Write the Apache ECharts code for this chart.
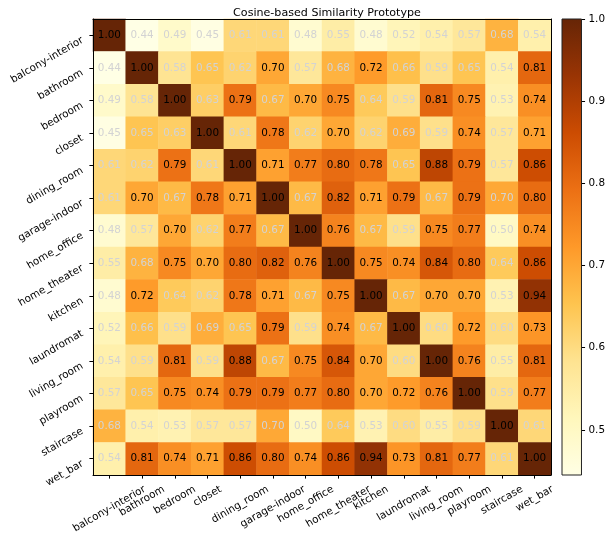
<!DOCTYPE html>
<html><head><meta charset="utf-8">
<script src="https://cdn.jsdelivr.net/npm/echarts@6/dist/echarts.min.js"></script>
<style>html,body{margin:0;padding:0;background:#fff}#c{width:608px;height:542px}</style>
</head><body><div id="c"></div>
<script>
const categories = ['balcony-interior','bathroom','bedroom','closet','dining_room','garage-indoor','home_office','home_theater','kitchen','laundromat','living_room','playroom','staircase','wet_bar'];
const similarity = [
  [1.00,0.44,0.49,0.45,0.61,0.61,0.48,0.55,0.48,0.52,0.54,0.57,0.68,0.54],
  [0.44,1.00,0.58,0.65,0.62,0.70,0.57,0.68,0.72,0.66,0.59,0.65,0.54,0.81],
  [0.49,0.58,1.00,0.63,0.79,0.67,0.70,0.75,0.64,0.59,0.81,0.75,0.53,0.74],
  [0.45,0.65,0.63,1.00,0.61,0.78,0.62,0.70,0.62,0.69,0.59,0.74,0.57,0.71],
  [0.61,0.62,0.79,0.61,1.00,0.71,0.77,0.80,0.78,0.65,0.88,0.79,0.57,0.86],
  [0.61,0.70,0.67,0.78,0.71,1.00,0.67,0.82,0.71,0.79,0.67,0.79,0.698,0.80],
  [0.48,0.57,0.70,0.62,0.77,0.67,1.00,0.76,0.67,0.59,0.75,0.77,0.50,0.74],
  [0.55,0.68,0.75,0.70,0.80,0.82,0.76,1.00,0.75,0.74,0.84,0.80,0.64,0.86],
  [0.48,0.72,0.64,0.62,0.78,0.71,0.67,0.75,1.00,0.67,0.70,0.70,0.53,0.94],
  [0.52,0.66,0.59,0.69,0.65,0.79,0.59,0.74,0.67,1.00,0.60,0.72,0.60,0.73],
  [0.54,0.59,0.81,0.59,0.88,0.67,0.75,0.84,0.70,0.60,1.00,0.76,0.55,0.81],
  [0.57,0.65,0.75,0.74,0.79,0.79,0.77,0.80,0.70,0.72,0.76,1.00,0.59,0.77],
  [0.68,0.54,0.53,0.57,0.57,0.698,0.50,0.64,0.53,0.60,0.55,0.59,1.00,0.61],
  [0.54,0.81,0.74,0.71,0.86,0.80,0.74,0.86,0.94,0.73,0.81,0.77,0.61,1.00]
];
const colorbarTicks = [0.5,0.6,0.7,0.8,0.9,1.0];
const VMIN = 0.445, VMAX = 1.0;
const YLORBR = ['#ffffe5','#fff7bc','#fee391','#fec44f','#fe9929','#ec7014','#cc4c02','#993404','#662506'];

const FONT = 'DejaVu Sans';
const FS = 10.4;
const ctx = document.createElement('canvas').getContext('2d');
ctx.font = FS + 'px "DejaVu Sans"';
const tw = s => ctx.measureText(s).width;

// per-label rich styles: shift each rotated label so its rotated bounding box hangs below the tick, centred on it
const xRich = {};
categories.forEach((c, k) => {
  const w = tw(c);
  xRich['l' + k] = {fontSize: FS, fontFamily: FONT, color: '#000', padding: [0.433 * w, 0.25 * w, 0, 0]};
});

const heatData = [];
similarity.forEach((row, i) => row.forEach((v, j) => {
  heatData.push({value: [j, i, v], label: {color: v >= 0.7 ? '#000' : '#d3d3d3'}});
}));

const chart = echarts.init(document.getElementById('c'), null, {renderer: 'canvas'});
const stops = YLORBR.map((c, k) => ({offset: k / (YLORBR.length - 1), color: c}));

chart.setOption({
  animation: false,
  backgroundColor: '#fff',
  title: {
    text: 'Cosine-based Similarity Prototype', left: 322, top: 3, textAlign: 'center',
    textStyle: {fontFamily: FONT, fontSize: 11.1, fontWeight: 'normal', color: '#000'}
  },
  grid: [
    {left: 93, top: 19, width: 458, height: 456},
    {left: 562, top: 19, width: 23, height: 456}
  ],
  xAxis: [
    {
      type: 'category', gridIndex: 0, position: 'bottom', z: 5, data: categories,
      axisLine: {show: true, lineStyle: {color: '#000', width: 1}},
      axisTick: {show: true, alignWithLabel: true, length: 3.6, lineStyle: {color: '#000'}},
      axisLabel: {
        interval: 0, rotate: 30, align: 'center', verticalAlign: 'middle', margin: 13.5,
        color: '#000', fontSize: FS, fontFamily: FONT,
        formatter: (value, index) => '{l' + index + '|' + value + '}',
        rich: xRich
      },
      splitLine: {show: false}
    },
    {
      type: 'category', gridIndex: 0, position: 'top', z: 5, data: categories,
      axisLine: {show: true, lineStyle: {color: '#000', width: 1}},
      axisTick: {show: false}, axisLabel: {show: false}, splitLine: {show: false}
    },
    {
      type: 'category', gridIndex: 1, data: ['cb'], show: false
    }
  ],
  yAxis: [
    {
      type: 'category', gridIndex: 0, position: 'left', inverse: true, z: 5, data: categories,
      axisLine: {show: true, lineStyle: {color: '#000', width: 1}},
      axisTick: {show: true, alignWithLabel: true, length: 3.6, lineStyle: {color: '#000'}},
      axisLabel: {interval: 0, rotate: 30, align: 'right', verticalAlign: 'top', margin: 13, color: '#000', fontSize: FS, fontFamily: FONT},
      splitLine: {show: false}
    },
    {
      type: 'category', gridIndex: 0, position: 'right', inverse: true, z: 5, data: categories,
      axisLine: {show: true, lineStyle: {color: '#000', width: 1}},
      axisTick: {show: false}, axisLabel: {show: false}, splitLine: {show: false}
    },
    {
      type: 'value', gridIndex: 1, position: 'right', min: VMIN, max: VMAX,
      axisLine: {show: false},
      axisTick: {show: true, length: 3.6, customValues: colorbarTicks, lineStyle: {color: '#000'}},
      axisLabel: {show: true, customValues: colorbarTicks, margin: 7, formatter: v => v.toFixed(1), color: '#000', fontSize: FS, fontFamily: FONT},
      splitLine: {show: false}
    }
  ],
  visualMap: {
    show: false, type: 'continuous', min: VMIN, max: VMAX, seriesIndex: 0, dimension: 2,
    inRange: {color: YLORBR}
  },
  series: [
    {
      type: 'heatmap', xAxisIndex: 0, yAxisIndex: 0, data: heatData,
      label: {show: true, formatter: p => p.value[2].toFixed(2), fontSize: FS, fontFamily: FONT},
      itemStyle: {borderWidth: 0},
      emphasis: {disabled: true}
    },
    {
      type: 'custom', xAxisIndex: 2, yAxisIndex: 2, data: [[0, VMIN, VMAX]], silent: true,
      renderItem: (params, api) => {
        const cs = params.coordSys;
        const top = api.coord([0, api.value(2)])[1];
        const bottom = api.coord([0, api.value(1)])[1];
        return {
          type: 'rect',
          shape: {x: cs.x, y: top, width: cs.width, height: bottom - top},
          style: {fill: new echarts.graphic.LinearGradient(0, 1, 0, 0, stops), stroke: '#222', lineWidth: 1}
        };
      }
    }
  ]
});
</script></body></html>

## SET PROBLEM:
Transcribe the material as is, with images omitted.

## SOLUTION:
Write the Apache ECharts code for this chart.
<!DOCTYPE html>
<html><head><meta charset="utf-8">
<script src="https://cdn.jsdelivr.net/npm/echarts@6/dist/echarts.min.js"></script>
<style>html,body{margin:0;padding:0;background:#fff}#c{width:608px;height:542px}</style>
</head><body><div id="c"></div>
<script>
const categories = ['balcony-interior','bathroom','bedroom','closet','dining_room','garage-indoor','home_office','home_theater','kitchen','laundromat','living_room','playroom','staircase','wet_bar'];
const similarity = [
  [1.00,0.44,0.49,0.45,0.61,0.61,0.48,0.55,0.48,0.52,0.54,0.57,0.68,0.54],
  [0.44,1.00,0.58,0.65,0.62,0.70,0.57,0.68,0.72,0.66,0.59,0.65,0.54,0.81],
  [0.49,0.58,1.00,0.63,0.79,0.67,0.70,0.75,0.64,0.59,0.81,0.75,0.53,0.74],
  [0.45,0.65,0.63,1.00,0.61,0.78,0.62,0.70,0.62,0.69,0.59,0.74,0.57,0.71],
  [0.61,0.62,0.79,0.61,1.00,0.71,0.77,0.80,0.78,0.65,0.88,0.79,0.57,0.86],
  [0.61,0.70,0.67,0.78,0.71,1.00,0.67,0.82,0.71,0.79,0.67,0.79,0.698,0.80],
  [0.48,0.57,0.70,0.62,0.77,0.67,1.00,0.76,0.67,0.59,0.75,0.77,0.50,0.74],
  [0.55,0.68,0.75,0.70,0.80,0.82,0.76,1.00,0.75,0.74,0.84,0.80,0.64,0.86],
  [0.48,0.72,0.64,0.62,0.78,0.71,0.67,0.75,1.00,0.67,0.70,0.70,0.53,0.94],
  [0.52,0.66,0.59,0.69,0.65,0.79,0.59,0.74,0.67,1.00,0.60,0.72,0.60,0.73],
  [0.54,0.59,0.81,0.59,0.88,0.67,0.75,0.84,0.70,0.60,1.00,0.76,0.55,0.81],
  [0.57,0.65,0.75,0.74,0.79,0.79,0.77,0.80,0.70,0.72,0.76,1.00,0.59,0.77],
  [0.68,0.54,0.53,0.57,0.57,0.698,0.50,0.64,0.53,0.60,0.55,0.59,1.00,0.61],
  [0.54,0.81,0.74,0.71,0.86,0.80,0.74,0.86,0.94,0.73,0.81,0.77,0.61,1.00]
];
const colorbarTicks = [0.5,0.6,0.7,0.8,0.9,1.0];
const VMIN = 0.445, VMAX = 1.0;
const YLORBR = ['#ffffe5','#fff7bc','#fee391','#fec44f','#fe9929','#ec7014','#cc4c02','#993404','#662506'];

const FONT = 'DejaVu Sans';
const FS = 10.4;
const ctx = document.createElement('canvas').getContext('2d');
ctx.font = FS + 'px "DejaVu Sans"';
const tw = s => ctx.measureText(s).width;

// per-label rich styles: shift each rotated label so its rotated bounding box hangs below the tick, centred on it
const xRich = {};
categories.forEach((c, k) => {
  const w = tw(c);
  xRich['l' + k] = {fontSize: FS, fontFamily: FONT, color: '#000', padding: [0.433 * w, 0.25 * w, 0, 0]};
});

const heatData = [];
similarity.forEach((row, i) => row.forEach((v, j) => {
  heatData.push({value: [j, i, v], label: {color: v >= 0.7 ? '#000' : '#d3d3d3'}});
}));

const chart = echarts.init(document.getElementById('c'), null, {renderer: 'canvas'});
const stops = YLORBR.map((c, k) => ({offset: k / (YLORBR.length - 1), color: c}));

chart.setOption({
  animation: false,
  backgroundColor: '#fff',
  title: {
    text: 'Cosine-based Similarity Prototype', left: 322, top: 3, textAlign: 'center',
    textStyle: {fontFamily: FONT, fontSize: 11.1, fontWeight: 'normal', color: '#000'}
  },
  grid: [
    {left: 93, top: 19, width: 458, height: 456},
    {left: 562, top: 19, width: 23, height: 456}
  ],
  xAxis: [
    {
      type: 'category', gridIndex: 0, position: 'bottom', z: 5, data: categories,
      axisLine: {show: true, lineStyle: {color: '#000', width: 1}},
      axisTick: {show: true, alignWithLabel: true, length: 3.6, lineStyle: {color: '#000'}},
      axisLabel: {
        interval: 0, rotate: 30, align: 'center', verticalAlign: 'middle', margin: 13.5,
        color: '#000', fontSize: FS, fontFamily: FONT,
        formatter: (value, index) => '{l' + index + '|' + value + '}',
        rich: xRich
      },
      splitLine: {show: false}
    },
    {
      type: 'category', gridIndex: 0, position: 'top', z: 5, data: categories,
      axisLine: {show: true, lineStyle: {color: '#000', width: 1}},
      axisTick: {show: false}, axisLabel: {show: false}, splitLine: {show: false}
    },
    {
      type: 'category', gridIndex: 1, data: ['cb'], show: false
    }
  ],
  yAxis: [
    {
      type: 'category', gridIndex: 0, position: 'left', inverse: true, z: 5, data: categories,
      axisLine: {show: true, lineStyle: {color: '#000', width: 1}},
      axisTick: {show: true, alignWithLabel: true, length: 3.6, lineStyle: {color: '#000'}},
      axisLabel: {interval: 0, rotate: 30, align: 'right', verticalAlign: 'top', margin: 13, color: '#000', fontSize: FS, fontFamily: FONT},
      splitLine: {show: false}
    },
    {
      type: 'category', gridIndex: 0, position: 'right', inverse: true, z: 5, data: categories,
      axisLine: {show: true, lineStyle: {color: '#000', width: 1}},
      axisTick: {show: false}, axisLabel: {show: false}, splitLine: {show: false}
    },
    {
      type: 'value', gridIndex: 1, position: 'right', min: VMIN, max: VMAX,
      axisLine: {show: false},
      axisTick: {show: true, length: 3.6, customValues: colorbarTicks, lineStyle: {color: '#000'}},
      axisLabel: {show: true, customValues: colorbarTicks, margin: 7, formatter: v => v.toFixed(1), color: '#000', fontSize: FS, fontFamily: FONT},
      splitLine: {show: false}
    }
  ],
  visualMap: {
    show: false, type: 'continuous', min: VMIN, max: VMAX, seriesIndex: 0, dimension: 2,
    inRange: {color: YLORBR}
  },
  series: [
    {
      type: 'heatmap', xAxisIndex: 0, yAxisIndex: 0, data: heatData,
      label: {show: true, formatter: p => p.value[2].toFixed(2), fontSize: FS, fontFamily: FONT},
      itemStyle: {borderWidth: 0},
      emphasis: {disabled: true}
    },
    {
      type: 'custom', xAxisIndex: 2, yAxisIndex: 2, data: [[0, VMIN, VMAX]], silent: true,
      renderItem: (params, api) => {
        const cs = params.coordSys;
        const top = api.coord([0, api.value(2)])[1];
        const bottom = api.coord([0, api.value(1)])[1];
        return {
          type: 'rect',
          shape: {x: cs.x, y: top, width: cs.width, height: bottom - top},
          style: {fill: new echarts.graphic.LinearGradient(0, 1, 0, 0, stops), stroke: '#222', lineWidth: 1}
        };
      }
    }
  ]
});
</script></body></html>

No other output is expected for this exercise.